• **Rows**:
-- Start --

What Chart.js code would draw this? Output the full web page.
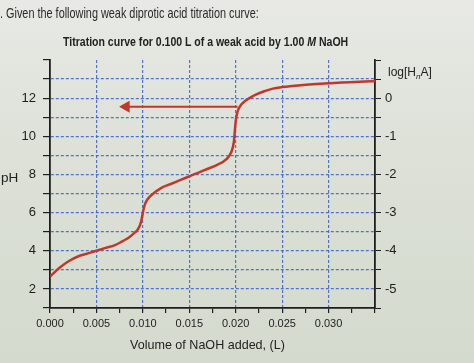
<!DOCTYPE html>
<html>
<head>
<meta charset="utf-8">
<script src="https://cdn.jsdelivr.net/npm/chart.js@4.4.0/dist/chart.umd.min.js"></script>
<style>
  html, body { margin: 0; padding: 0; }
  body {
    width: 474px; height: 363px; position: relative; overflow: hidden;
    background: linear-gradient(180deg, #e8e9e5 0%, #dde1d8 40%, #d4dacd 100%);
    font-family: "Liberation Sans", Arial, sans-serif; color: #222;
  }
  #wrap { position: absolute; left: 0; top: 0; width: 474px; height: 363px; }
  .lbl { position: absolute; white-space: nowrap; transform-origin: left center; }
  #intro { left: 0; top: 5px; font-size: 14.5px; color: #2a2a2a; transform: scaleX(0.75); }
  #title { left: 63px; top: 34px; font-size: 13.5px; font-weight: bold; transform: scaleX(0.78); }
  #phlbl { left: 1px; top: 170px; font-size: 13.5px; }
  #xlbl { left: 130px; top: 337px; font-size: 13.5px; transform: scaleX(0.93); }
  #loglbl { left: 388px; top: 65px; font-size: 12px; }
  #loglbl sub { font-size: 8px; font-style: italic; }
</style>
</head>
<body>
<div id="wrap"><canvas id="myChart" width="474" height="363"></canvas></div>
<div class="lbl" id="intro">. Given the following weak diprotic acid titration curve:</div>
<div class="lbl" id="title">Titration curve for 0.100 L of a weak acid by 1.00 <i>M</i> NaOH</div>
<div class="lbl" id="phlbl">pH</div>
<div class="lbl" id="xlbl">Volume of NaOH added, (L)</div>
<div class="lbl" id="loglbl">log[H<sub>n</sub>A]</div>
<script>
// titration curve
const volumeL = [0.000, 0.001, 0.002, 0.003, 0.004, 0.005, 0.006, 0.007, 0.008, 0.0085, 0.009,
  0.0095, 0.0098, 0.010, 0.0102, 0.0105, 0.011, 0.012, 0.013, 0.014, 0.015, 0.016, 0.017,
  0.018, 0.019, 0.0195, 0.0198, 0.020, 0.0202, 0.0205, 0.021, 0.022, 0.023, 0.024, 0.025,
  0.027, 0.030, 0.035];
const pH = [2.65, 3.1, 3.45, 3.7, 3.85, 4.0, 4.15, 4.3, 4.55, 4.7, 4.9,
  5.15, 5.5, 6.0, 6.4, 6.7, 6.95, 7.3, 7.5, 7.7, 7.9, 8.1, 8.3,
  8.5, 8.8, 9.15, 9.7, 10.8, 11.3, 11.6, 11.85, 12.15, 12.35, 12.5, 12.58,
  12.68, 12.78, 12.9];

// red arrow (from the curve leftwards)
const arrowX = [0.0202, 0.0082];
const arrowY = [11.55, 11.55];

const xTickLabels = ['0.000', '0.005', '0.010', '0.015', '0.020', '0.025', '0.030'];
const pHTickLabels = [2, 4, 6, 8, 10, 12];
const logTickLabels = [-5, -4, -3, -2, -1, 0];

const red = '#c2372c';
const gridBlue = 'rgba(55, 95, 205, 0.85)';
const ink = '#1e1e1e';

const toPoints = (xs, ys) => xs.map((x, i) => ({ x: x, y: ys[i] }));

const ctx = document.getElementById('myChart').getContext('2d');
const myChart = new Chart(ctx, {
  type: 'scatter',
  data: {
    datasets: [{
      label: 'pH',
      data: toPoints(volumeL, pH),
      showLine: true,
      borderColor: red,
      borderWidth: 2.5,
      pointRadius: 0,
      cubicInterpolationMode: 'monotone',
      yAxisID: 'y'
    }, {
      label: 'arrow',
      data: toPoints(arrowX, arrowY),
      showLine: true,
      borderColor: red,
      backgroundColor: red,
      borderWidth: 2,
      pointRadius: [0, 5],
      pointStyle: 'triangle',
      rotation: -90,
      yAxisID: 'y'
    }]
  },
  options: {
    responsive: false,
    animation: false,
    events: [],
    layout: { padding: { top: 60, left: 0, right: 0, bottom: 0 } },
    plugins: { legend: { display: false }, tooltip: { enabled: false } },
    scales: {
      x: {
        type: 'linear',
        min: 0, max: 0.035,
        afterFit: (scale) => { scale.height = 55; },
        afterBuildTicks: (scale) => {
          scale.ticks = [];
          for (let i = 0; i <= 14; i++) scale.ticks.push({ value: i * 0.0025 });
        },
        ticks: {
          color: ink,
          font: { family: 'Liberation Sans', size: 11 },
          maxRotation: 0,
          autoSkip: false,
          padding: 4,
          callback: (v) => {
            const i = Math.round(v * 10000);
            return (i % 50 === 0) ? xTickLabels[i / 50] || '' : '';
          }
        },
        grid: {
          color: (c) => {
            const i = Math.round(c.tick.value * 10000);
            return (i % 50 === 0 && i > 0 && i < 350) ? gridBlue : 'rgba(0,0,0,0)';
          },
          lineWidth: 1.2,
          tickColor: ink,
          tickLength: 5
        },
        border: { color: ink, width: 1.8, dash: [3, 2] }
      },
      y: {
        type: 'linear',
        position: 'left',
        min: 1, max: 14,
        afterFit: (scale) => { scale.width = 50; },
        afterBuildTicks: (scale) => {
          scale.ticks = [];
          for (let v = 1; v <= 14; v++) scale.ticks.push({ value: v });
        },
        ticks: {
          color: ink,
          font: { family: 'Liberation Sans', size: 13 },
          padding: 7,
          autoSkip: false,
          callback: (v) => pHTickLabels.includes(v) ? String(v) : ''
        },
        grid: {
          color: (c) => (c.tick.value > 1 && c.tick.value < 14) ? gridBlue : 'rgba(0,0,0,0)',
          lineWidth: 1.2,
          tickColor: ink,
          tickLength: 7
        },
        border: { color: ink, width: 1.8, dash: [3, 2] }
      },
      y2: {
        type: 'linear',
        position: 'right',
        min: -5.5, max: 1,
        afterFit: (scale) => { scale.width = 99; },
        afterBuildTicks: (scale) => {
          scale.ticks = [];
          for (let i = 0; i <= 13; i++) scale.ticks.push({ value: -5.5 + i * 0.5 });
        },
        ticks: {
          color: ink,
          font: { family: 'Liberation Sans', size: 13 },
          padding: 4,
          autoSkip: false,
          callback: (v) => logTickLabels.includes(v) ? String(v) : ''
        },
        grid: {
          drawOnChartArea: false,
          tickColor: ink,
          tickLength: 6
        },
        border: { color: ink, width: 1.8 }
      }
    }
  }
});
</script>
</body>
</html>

-- End --
-- Start --

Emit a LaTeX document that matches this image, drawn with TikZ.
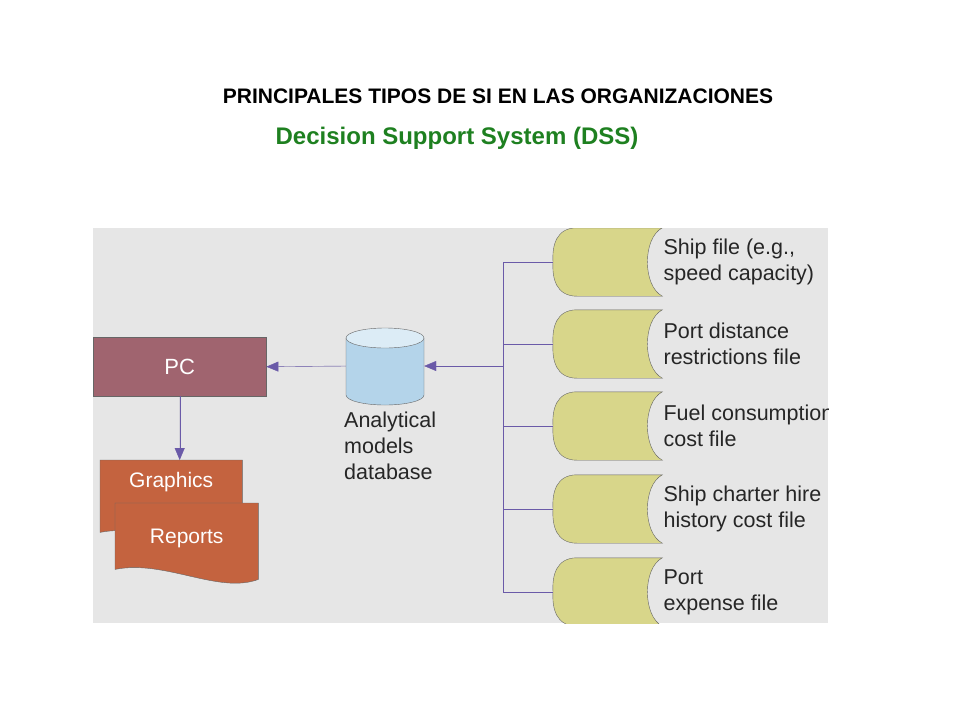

-- End --
-- Start --

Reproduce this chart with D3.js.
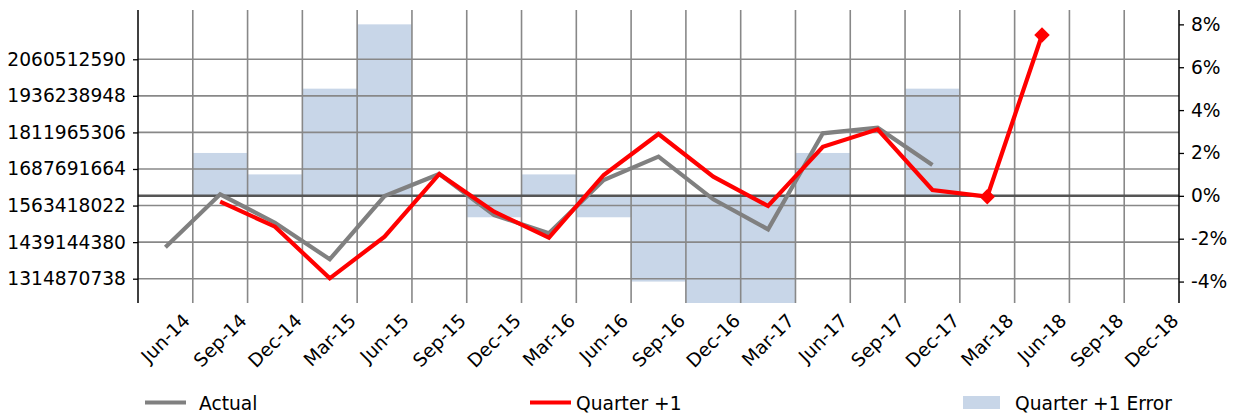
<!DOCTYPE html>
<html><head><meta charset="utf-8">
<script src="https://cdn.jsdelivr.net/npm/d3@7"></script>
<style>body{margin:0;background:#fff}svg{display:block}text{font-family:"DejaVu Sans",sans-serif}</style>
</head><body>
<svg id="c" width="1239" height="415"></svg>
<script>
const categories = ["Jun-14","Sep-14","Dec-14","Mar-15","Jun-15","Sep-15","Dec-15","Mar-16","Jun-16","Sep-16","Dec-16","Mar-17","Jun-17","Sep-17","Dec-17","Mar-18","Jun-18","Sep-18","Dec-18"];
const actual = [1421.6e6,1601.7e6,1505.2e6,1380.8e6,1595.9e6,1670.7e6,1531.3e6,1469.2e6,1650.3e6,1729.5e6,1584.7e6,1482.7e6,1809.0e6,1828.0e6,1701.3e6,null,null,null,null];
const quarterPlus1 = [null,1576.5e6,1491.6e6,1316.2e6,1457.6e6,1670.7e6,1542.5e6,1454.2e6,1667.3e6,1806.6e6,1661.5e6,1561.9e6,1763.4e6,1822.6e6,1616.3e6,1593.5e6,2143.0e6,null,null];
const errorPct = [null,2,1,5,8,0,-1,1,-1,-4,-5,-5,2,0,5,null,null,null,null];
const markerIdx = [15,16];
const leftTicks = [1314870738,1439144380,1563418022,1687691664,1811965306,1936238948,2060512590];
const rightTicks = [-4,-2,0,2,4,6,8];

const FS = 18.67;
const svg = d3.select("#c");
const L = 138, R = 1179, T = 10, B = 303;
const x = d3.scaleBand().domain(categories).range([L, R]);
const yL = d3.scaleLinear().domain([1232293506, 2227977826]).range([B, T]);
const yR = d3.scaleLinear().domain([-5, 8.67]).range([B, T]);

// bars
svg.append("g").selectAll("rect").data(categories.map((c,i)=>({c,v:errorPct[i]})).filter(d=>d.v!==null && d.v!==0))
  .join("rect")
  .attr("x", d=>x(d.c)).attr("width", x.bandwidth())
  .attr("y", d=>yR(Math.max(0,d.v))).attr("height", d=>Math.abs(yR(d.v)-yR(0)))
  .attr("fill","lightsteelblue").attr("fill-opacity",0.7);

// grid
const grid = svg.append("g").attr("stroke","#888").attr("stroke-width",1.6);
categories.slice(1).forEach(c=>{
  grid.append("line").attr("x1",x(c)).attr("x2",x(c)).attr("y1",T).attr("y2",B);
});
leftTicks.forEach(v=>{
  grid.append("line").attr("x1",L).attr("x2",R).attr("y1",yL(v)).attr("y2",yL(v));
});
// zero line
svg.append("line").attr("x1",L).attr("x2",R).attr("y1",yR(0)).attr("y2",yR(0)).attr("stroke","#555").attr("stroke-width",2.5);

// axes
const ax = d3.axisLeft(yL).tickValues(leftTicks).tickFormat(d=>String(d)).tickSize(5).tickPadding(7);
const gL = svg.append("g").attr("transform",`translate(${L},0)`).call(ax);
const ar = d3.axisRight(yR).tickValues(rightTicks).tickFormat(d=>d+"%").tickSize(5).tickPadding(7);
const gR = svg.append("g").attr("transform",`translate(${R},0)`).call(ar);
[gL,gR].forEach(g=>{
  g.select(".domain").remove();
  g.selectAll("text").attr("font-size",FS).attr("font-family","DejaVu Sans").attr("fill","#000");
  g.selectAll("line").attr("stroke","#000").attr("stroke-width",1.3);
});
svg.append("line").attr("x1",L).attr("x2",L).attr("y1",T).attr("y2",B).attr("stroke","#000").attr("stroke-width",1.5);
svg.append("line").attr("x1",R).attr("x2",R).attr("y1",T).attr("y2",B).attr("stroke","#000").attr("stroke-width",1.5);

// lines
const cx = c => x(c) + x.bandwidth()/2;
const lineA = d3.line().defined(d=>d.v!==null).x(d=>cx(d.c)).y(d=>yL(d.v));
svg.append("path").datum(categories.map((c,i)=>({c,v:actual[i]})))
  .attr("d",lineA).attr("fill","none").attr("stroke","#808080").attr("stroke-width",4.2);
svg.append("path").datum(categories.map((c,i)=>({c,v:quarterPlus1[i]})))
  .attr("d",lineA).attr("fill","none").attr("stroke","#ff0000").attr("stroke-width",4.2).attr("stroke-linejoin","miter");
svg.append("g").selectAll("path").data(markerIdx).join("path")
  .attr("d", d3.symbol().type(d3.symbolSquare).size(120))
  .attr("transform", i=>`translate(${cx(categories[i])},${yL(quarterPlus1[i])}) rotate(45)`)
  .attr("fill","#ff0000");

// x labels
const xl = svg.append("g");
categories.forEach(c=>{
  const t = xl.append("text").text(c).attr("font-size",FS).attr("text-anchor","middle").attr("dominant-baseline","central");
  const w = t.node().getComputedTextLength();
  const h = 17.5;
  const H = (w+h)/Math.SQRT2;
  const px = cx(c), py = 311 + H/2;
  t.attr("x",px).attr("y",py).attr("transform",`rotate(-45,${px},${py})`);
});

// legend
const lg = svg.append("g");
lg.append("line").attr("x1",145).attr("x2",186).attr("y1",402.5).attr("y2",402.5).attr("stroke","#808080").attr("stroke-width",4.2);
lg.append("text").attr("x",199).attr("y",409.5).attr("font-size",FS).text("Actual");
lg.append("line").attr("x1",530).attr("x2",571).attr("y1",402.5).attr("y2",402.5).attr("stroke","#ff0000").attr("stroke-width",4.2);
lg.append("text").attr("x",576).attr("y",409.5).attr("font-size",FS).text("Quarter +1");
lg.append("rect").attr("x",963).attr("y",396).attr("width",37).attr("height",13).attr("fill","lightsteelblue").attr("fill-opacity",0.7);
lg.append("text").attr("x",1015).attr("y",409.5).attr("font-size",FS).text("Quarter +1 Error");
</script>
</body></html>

-- End --

• **Task description**: Reproduce exactly the section that begins with the line containing "What Chart.js code" and ends with the line containing "const arrowY = [11.55, 11.55];". Both boundary lines belong in the copy, but pictures do not.

• **Expected answer**:
What Chart.js code would draw this? Output the full web page.
<!DOCTYPE html>
<html>
<head>
<meta charset="utf-8">
<script src="https://cdn.jsdelivr.net/npm/chart.js@4.4.0/dist/chart.umd.min.js"></script>
<style>
  html, body { margin: 0; padding: 0; }
  body {
    width: 474px; height: 363px; position: relative; overflow: hidden;
    background: linear-gradient(180deg, #e8e9e5 0%, #dde1d8 40%, #d4dacd 100%);
    font-family: "Liberation Sans", Arial, sans-serif; color: #222;
  }
  #wrap { position: absolute; left: 0; top: 0; width: 474px; height: 363px; }
  .lbl { position: absolute; white-space: nowrap; transform-origin: left center; }
  #intro { left: 0; top: 5px; font-size: 14.5px; color: #2a2a2a; transform: scaleX(0.75); }
  #title { left: 63px; top: 34px; font-size: 13.5px; font-weight: bold; transform: scaleX(0.78); }
  #phlbl { left: 1px; top: 170px; font-size: 13.5px; }
  #xlbl { left: 130px; top: 337px; font-size: 13.5px; transform: scaleX(0.93); }
  #loglbl { left: 388px; top: 65px; font-size: 12px; }
  #loglbl sub { font-size: 8px; font-style: italic; }
</style>
</head>
<body>
<div id="wrap"><canvas id="myChart" width="474" height="363"></canvas></div>
<div class="lbl" id="intro">. Given the following weak diprotic acid titration curve:</div>
<div class="lbl" id="title">Titration curve for 0.100 L of a weak acid by 1.00 <i>M</i> NaOH</div>
<div class="lbl" id="phlbl">pH</div>
<div class="lbl" id="xlbl">Volume of NaOH added, (L)</div>
<div class="lbl" id="loglbl">log[H<sub>n</sub>A]</div>
<script>
// titration curve
const volumeL = [0.000, 0.001, 0.002, 0.003, 0.004, 0.005, 0.006, 0.007, 0.008, 0.0085, 0.009,
  0.0095, 0.0098, 0.010, 0.0102, 0.0105, 0.011, 0.012, 0.013, 0.014, 0.015, 0.016, 0.017,
  0.018, 0.019, 0.0195, 0.0198, 0.020, 0.0202, 0.0205, 0.021, 0.022, 0.023, 0.024, 0.025,
  0.027, 0.030, 0.035];
const pH = [2.65, 3.1, 3.45, 3.7, 3.85, 4.0, 4.15, 4.3, 4.55, 4.7, 4.9,
  5.15, 5.5, 6.0, 6.4, 6.7, 6.95, 7.3, 7.5, 7.7, 7.9, 8.1, 8.3,
  8.5, 8.8, 9.15, 9.7, 10.8, 11.3, 11.6, 11.85, 12.15, 12.35, 12.5, 12.58,
  12.68, 12.78, 12.9];

// red arrow (from the curve leftwards)
const arrowX = [0.0202, 0.0082];
const arrowY = [11.55, 11.55];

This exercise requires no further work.